Exemple de code 2.1 : Mise à jour de GCC

# emerge -uav gcc

(Veuillez remplacer « i686-pc-linux-gnu-4.1.1 » par votre paramètre

CHOST et la version de GCC vers laquelle vous venez de mettre à jour.)

# gcc-config i686-pc-linux-gnu-4.1.1

# env-update && source /etc/profile

(Si vous mettez à jour de gcc 3 vers gcc 4 (de 3.4.6 vers 4.1.1 dans cet

exemple), vous devrez lancer fix_libtool_files.sh à la main.)
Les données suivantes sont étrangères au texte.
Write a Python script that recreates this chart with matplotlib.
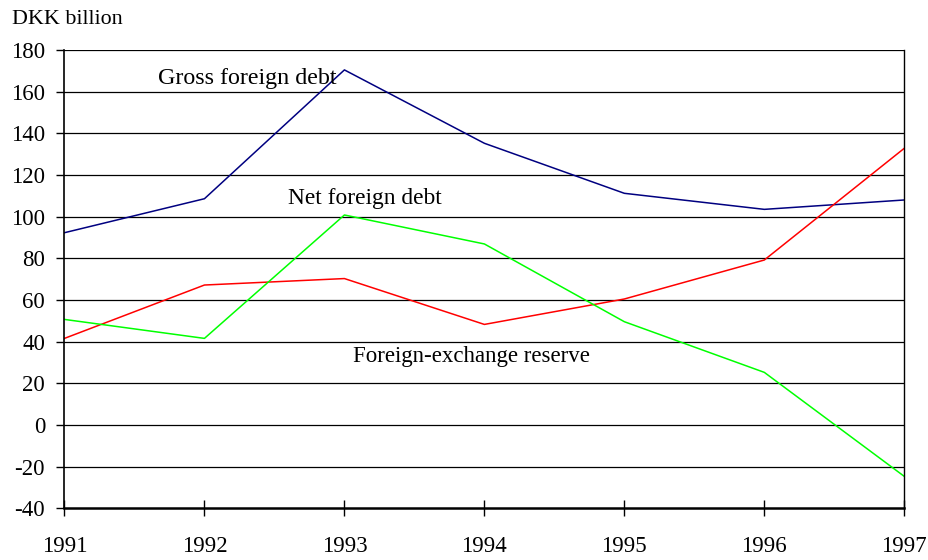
import matplotlib
matplotlib.use("Agg")
import matplotlib.pyplot as plt

years = [1991, 1992, 1993, 1994, 1995, 1996, 1997]
gross_debt = [92.3, 108.6, 170.4, 135.2, 111.2, 103.5, 108.0]
net_debt = [41.6, 67.2, 70.3, 48.3, 60.5, 79.2, 132.8]
fx_reserve = [50.7, 41.6, 100.8, 86.9, 49.6, 25.3, -24.6]
y_ticks = [-40, -20, 0, 20, 40, 60, 80, 100, 120, 140, 160, 180]

plt.rcParams['font.family'] = ['Liberation Serif', 'DejaVu Serif']
plt.rcParams['axes.unicode_minus'] = False

fig = plt.figure(figsize=(9.29, 5.6), dpi=100)
ax = fig.add_axes([0.0694, 0.092, 0.9040, 0.8189])

ax.plot(years, gross_debt, color='#000080', lw=1.1)
ax.plot(years, net_debt, color='#ff0000', lw=1.1)
ax.plot(years, fx_reserve, color='#00ff00', lw=1.1)

ax.set_xlim(1991, 1997)
ax.set_ylim(-40, 180)
ax.set_yticks(y_ticks)
ax.set_xticks(years)
ax.set_xticklabels([str(y) for y in years])

for v in y_ticks:
    if v != -40:
        ax.axhline(v, color='black', lw=0.9, zorder=0)

ax.spines['top'].set_visible(False)
ax.spines['left'].set_linewidth(1.2)
ax.spines['right'].set_linewidth(1.0)
ax.spines['bottom'].set_linewidth(1.8)

ax.tick_params(axis='y', direction='out', length=6, width=1, labelsize=16.5, pad=8)
ax.tick_params(axis='x', direction='inout', length=12, width=1, labelsize=16.5, pad=14)

fig.text(12/929, 1 - 19/560, 'DKK billion', fontsize=15.8, ha='left', va='center')

ax.text(1991.67, 166.5, 'Gross foreign debt', fontsize=17.3, ha='left', va='center')
ax.text(1992.6, 108.5, 'Net foreign debt', fontsize=16.8, ha='left', va='center')
ax.text(1993.06, 33.1, 'Foreign-exchange reserve', fontsize=16.5, ha='left', va='center')

fig.savefig('out.png', dpi=100)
# fix_libtool_files.sh 3.4.6

(Recompilation de libtool.)

# emerge --oneshot -av libtool

Pour être complètement sûr que votre système se trouve dans un état sain, vous devez recompiler la chaîne de compilation, puis world, afin de s'assurer que tous les paquets seront recompilés par le nouveau GCC.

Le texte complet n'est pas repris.